Per 1 juli 2012 zijn gemeenten verantwoordelijk voor de integrale hulp aan mensen met schulden. Wat gaat er veranderen?
Steeds meer Nederlands hebben last om financieel rond te komen. Ruim een kwart van de huishoudens heeft een betalingsachterstand. Het aantal schulden en de hoogte van die schulden zijn beide toegenomen. Opvallend is verder dat er momenteel meer werkende mensen zijn die schulden hebben dan mensen met een uitkering, reden voor Kamerlid Mariëtte Hamer om vragen te stellen aan staatssecretaris Paul de Krom van Sociale Zaken en Werkgelegenheid.
De Krom liet weten dat gemeenten met de nieuwe Wet gemeentelijke schuldhulpverlening sneller moeten en kunnen reageren, waardoor hun inwoners eerder hun uitgavenpatroon zullen aanpassen. Dat is dan ook meteen een van de belangrijkste verschillen met de vroegere wet: gemeenten krijgen vier weken de tijd om te reageren op de situatie van een schuldenaar. Voor bedreigende schulden geldt een maximum van drie dagen.
Wet gemeentelijke schuldhulpverlening
Vanaf 1 juli zijn de huidige minnelijke schuldsanering en de wettelijke schuldsanering onderdeel van de bredere, nieuwe wet. De verantwoordelijkheid ligt meer dan ooit bij de gemeenten, die integraal moeten gaan werken. Verder moet preventie meer een rol spelen in die aanpak. De plannen voor die aanpak worden per gemeente voor maximaal vier jaar vastgelegd.
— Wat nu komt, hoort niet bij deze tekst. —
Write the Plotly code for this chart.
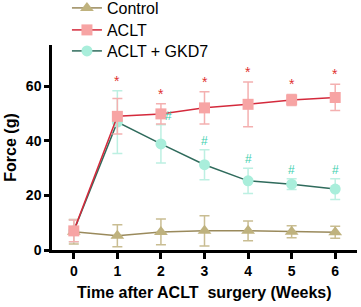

Geen eenvoudige opgave, te meer omdat schuldeisers vaak denken recht te hebben op incassokosten terwijl dat niet het geval is. Zij schrijven dan kosten terwijl iemand nog niet in verzuim is. Ook het vaak aantasten van de beslagvrije voet, circa 90 procent van de bijstandsnorm, helpt niet mee. Dit is dan niet meteen te wijten aan de schuldeisers. Mensen hebben namelijk meerdere schulden bij verschillende bedrijven en organisaties.
Moratorium
Heet hangijzer was het zogeheten moratorium, bedoeld om schulden een tijd te bevriezen.De nu demissionaire staatssecretaris was hier niet voor; veel Kamerleden wel. De wet is vervolgens door de Eerste Kamer gekomen, met een moratorium waarvan de tijdsduur nog moet worden ingevuld. Zoals gebruikelijk gaat de wetswijziging gepaard met een bezuiniging, dit keer van twintig miljoen, wat de reden is voor de Vereniging van Nederlandse Gemeenten om aanmerkelijk minder enthousiast te zijn over de wet dan toen zij lobbyde om dit voor elkaar te krijgen.